Written exercise
Restate the material word for word and leave out anything that is a picture.

________________________

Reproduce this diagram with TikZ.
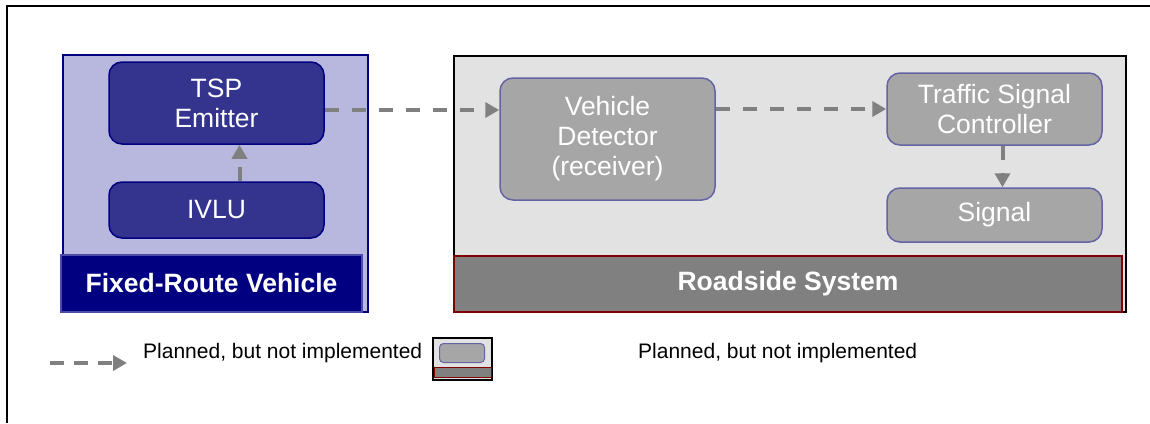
\documentclass[tikz,border=0pt]{standalone}
\usepackage{fontspec}
\setmainfont{Liberation Sans}
\usetikzlibrary{arrows.meta}
\definecolor{navy}{RGB}{0,0,128}
\definecolor{vehback}{RGB}{184,184,222}
\definecolor{vehfill}{RGB}{52,52,142}
\definecolor{roadback}{RGB}{226,226,226}
\definecolor{roadfill}{RGB}{166,166,166}
\definecolor{roadline}{RGB}{100,100,165}
\definecolor{bandgray}{RGB}{128,128,128}
\definecolor{darkred}{RGB}{128,0,0}
\definecolor{flowgray}{RGB}{128,128,128}
\tikzset{
  region/.style={draw, line width=1.5pt, inner sep=0pt},
  band/.style={line width=1.5pt, inner sep=0pt, text=white,
    font=\fontsize{26.5}{30}\selectfont\bfseries},
  vehbox/.style={draw=navy, line width=1.5pt, fill=vehfill, rounded corners=13pt,
    text=white, align=center, minimum width=215pt, inner sep=1pt,
    font=\fontsize{26.5}{30}\selectfont},
  roadbox/.style={vehbox, draw=roadline, fill=roadfill},
  planned/.style={draw=flowgray, line width=4pt, dash pattern=on 14pt off 13pt,
    -{Triangle[length=14pt,width=15pt]}},
  legend/.style={anchor=base west, inner sep=0pt, font=\fontsize{21}{25}\selectfont}
}
\begin{document}
\begin{tikzpicture}[x=1pt,y=-1pt]
  \useasboundingbox (0,0) rectangle (1150,423);
  \draw[line width=2pt] (7,423) -- (7,6) -- (1150,6);
  % vehicle side
  \node[region, draw=navy, fill=vehback, minimum width=305pt, minimum height=257pt]
    (veh) at (215.5,183.5) {};
  \node[band, draw=navy!70, fill=navy, minimum width=301pt, minimum height=57pt]
    (vehband) at (211.5,283.5) {Fixed-Route Vehicle};
  \node[vehbox, minimum height=82pt] (tsp) at (216.5,103) {TSP\\Emitter};
  \node[vehbox, minimum height=56pt] (ivlu) at (216.5,210) {IVLU};
  % roadside
  \node[region, draw=black, fill=roadback, minimum width=672pt, minimum height=256pt]
    (road) at (790,184) {};
  \node[band, draw=darkred, fill=bandgray, minimum width=668pt, minimum height=56pt]
    (roadband) at (788,284) {Roadside System};
  \node[roadbox, minimum height=122pt] (vd) at (607.5,139) {Vehicle\\Detector\\(receiver)};
  \node[roadbox, minimum height=72pt] (tsc) at (994.5,109) {Traffic Signal\\Controller};
  \node[roadbox, minimum height=54pt] (signal) at (994.5,215) {Signal};
  \begin{scope}[planned]
    \draw ([xshift=23pt]ivlu.north) to ([xshift=23pt]tsp.south);
    \draw ([yshift=-7pt]tsp.east) to ([yshift=-7pt]tsp.east -| vd.west);
    \draw (vd.east |- tsc.west) to (tsc.west);
    \draw ([xshift=8pt]tsc.south) to ([xshift=8pt]signal.north);
  \end{scope}
  % legend
  \coordinate (legstart) at (50,363);
  \coordinate (legend) at (127,363);
  \draw[planned, dash pattern=on 14pt off 10pt] (legstart) to (legend);
  \node[legend] (legtext1) at (143,358) {Planned, but not implemented};
  \node[draw=black, line width=2pt, fill=roadback, minimum width=59pt, minimum height=42pt,
    inner sep=0pt] (legicon) at (462.5,359) {};
  \node[draw=roadline, line width=1pt, fill=roadfill, rounded corners=4pt, minimum width=45pt,
    minimum height=19pt, inner sep=0pt] (legbox) at (462,353) {};
  \node[draw=darkred, line width=1pt, fill=bandgray, minimum width=57pt, minimum height=10pt,
    inner sep=0pt] (legband) at (462.5,372.5) {};
  \node[legend] (legtext2) at (638,358) {Planned, but not implemented};
\end{tikzpicture}
\end{document}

________________________

Response below
Reproduce this diagram with TikZ.
\documentclass[tikz,border=0pt]{standalone}
\usepackage{fontspec}
\setmainfont{Liberation Sans}
\usetikzlibrary{arrows.meta}
\definecolor{navy}{RGB}{0,0,128}
\definecolor{vehback}{RGB}{184,184,222}
\definecolor{vehfill}{RGB}{52,52,142}
\definecolor{roadback}{RGB}{226,226,226}
\definecolor{roadfill}{RGB}{166,166,166}
\definecolor{roadline}{RGB}{100,100,165}
\definecolor{bandgray}{RGB}{128,128,128}
\definecolor{darkred}{RGB}{128,0,0}
\definecolor{flowgray}{RGB}{128,128,128}
\tikzset{
  region/.style={draw, line width=1.5pt, inner sep=0pt},
  band/.style={line width=1.5pt, inner sep=0pt, text=white,
    font=\fontsize{26.5}{30}\selectfont\bfseries},
  vehbox/.style={draw=navy, line width=1.5pt, fill=vehfill, rounded corners=13pt,
    text=white, align=center, minimum width=215pt, inner sep=1pt,
    font=\fontsize{26.5}{30}\selectfont},
  roadbox/.style={vehbox, draw=roadline, fill=roadfill},
  planned/.style={draw=flowgray, line width=4pt, dash pattern=on 14pt off 13pt,
    -{Triangle[length=14pt,width=15pt]}},
  legend/.style={anchor=base west, inner sep=0pt, font=\fontsize{21}{25}\selectfont}
}
\begin{document}
\begin{tikzpicture}[x=1pt,y=-1pt]
  \useasboundingbox (0,0) rectangle (1150,423);
  \draw[line width=2pt] (7,423) -- (7,6) -- (1150,6);
  % vehicle side
  \node[region, draw=navy, fill=vehback, minimum width=305pt, minimum height=257pt]
    (veh) at (215.5,183.5) {};
  \node[band, draw=navy!70, fill=navy, minimum width=301pt, minimum height=57pt]
    (vehband) at (211.5,283.5) {Fixed-Route Vehicle};
  \node[vehbox, minimum height=82pt] (tsp) at (216.5,103) {TSP\\Emitter};
  \node[vehbox, minimum height=56pt] (ivlu) at (216.5,210) {IVLU};
  % roadside
  \node[region, draw=black, fill=roadback, minimum width=672pt, minimum height=256pt]
    (road) at (790,184) {};
  \node[band, draw=darkred, fill=bandgray, minimum width=668pt, minimum height=56pt]
    (roadband) at (788,284) {Roadside System};
  \node[roadbox, minimum height=122pt] (vd) at (607.5,139) {Vehicle\\Detector\\(receiver)};
  \node[roadbox, minimum height=72pt] (tsc) at (994.5,109) {Traffic Signal\\Controller};
  \node[roadbox, minimum height=54pt] (signal) at (994.5,215) {Signal};
  \begin{scope}[planned]
    \draw ([xshift=23pt]ivlu.north) to ([xshift=23pt]tsp.south);
    \draw ([yshift=-7pt]tsp.east) to ([yshift=-7pt]tsp.east -| vd.west);
    \draw (vd.east |- tsc.west) to (tsc.west);
    \draw ([xshift=8pt]tsc.south) to ([xshift=8pt]signal.north);
  \end{scope}
  % legend
  \coordinate (legstart) at (50,363);
  \coordinate (legend) at (127,363);
  \draw[planned, dash pattern=on 14pt off 10pt] (legstart) to (legend);
  \node[legend] (legtext1) at (143,358) {Planned, but not implemented};
  \node[draw=black, line width=2pt, fill=roadback, minimum width=59pt, minimum height=42pt,
    inner sep=0pt] (legicon) at (462.5,359) {};
  \node[draw=roadline, line width=1pt, fill=roadfill, rounded corners=4pt, minimum width=45pt,
    minimum height=19pt, inner sep=0pt] (legbox) at (462,353) {};
  \node[draw=darkred, line width=1pt, fill=bandgray, minimum width=57pt, minimum height=10pt,
    inner sep=0pt] (legband) at (462.5,372.5) {};
  \node[legend] (legtext2) at (638,358) {Planned, but not implemented};
\end{tikzpicture}
\end{document}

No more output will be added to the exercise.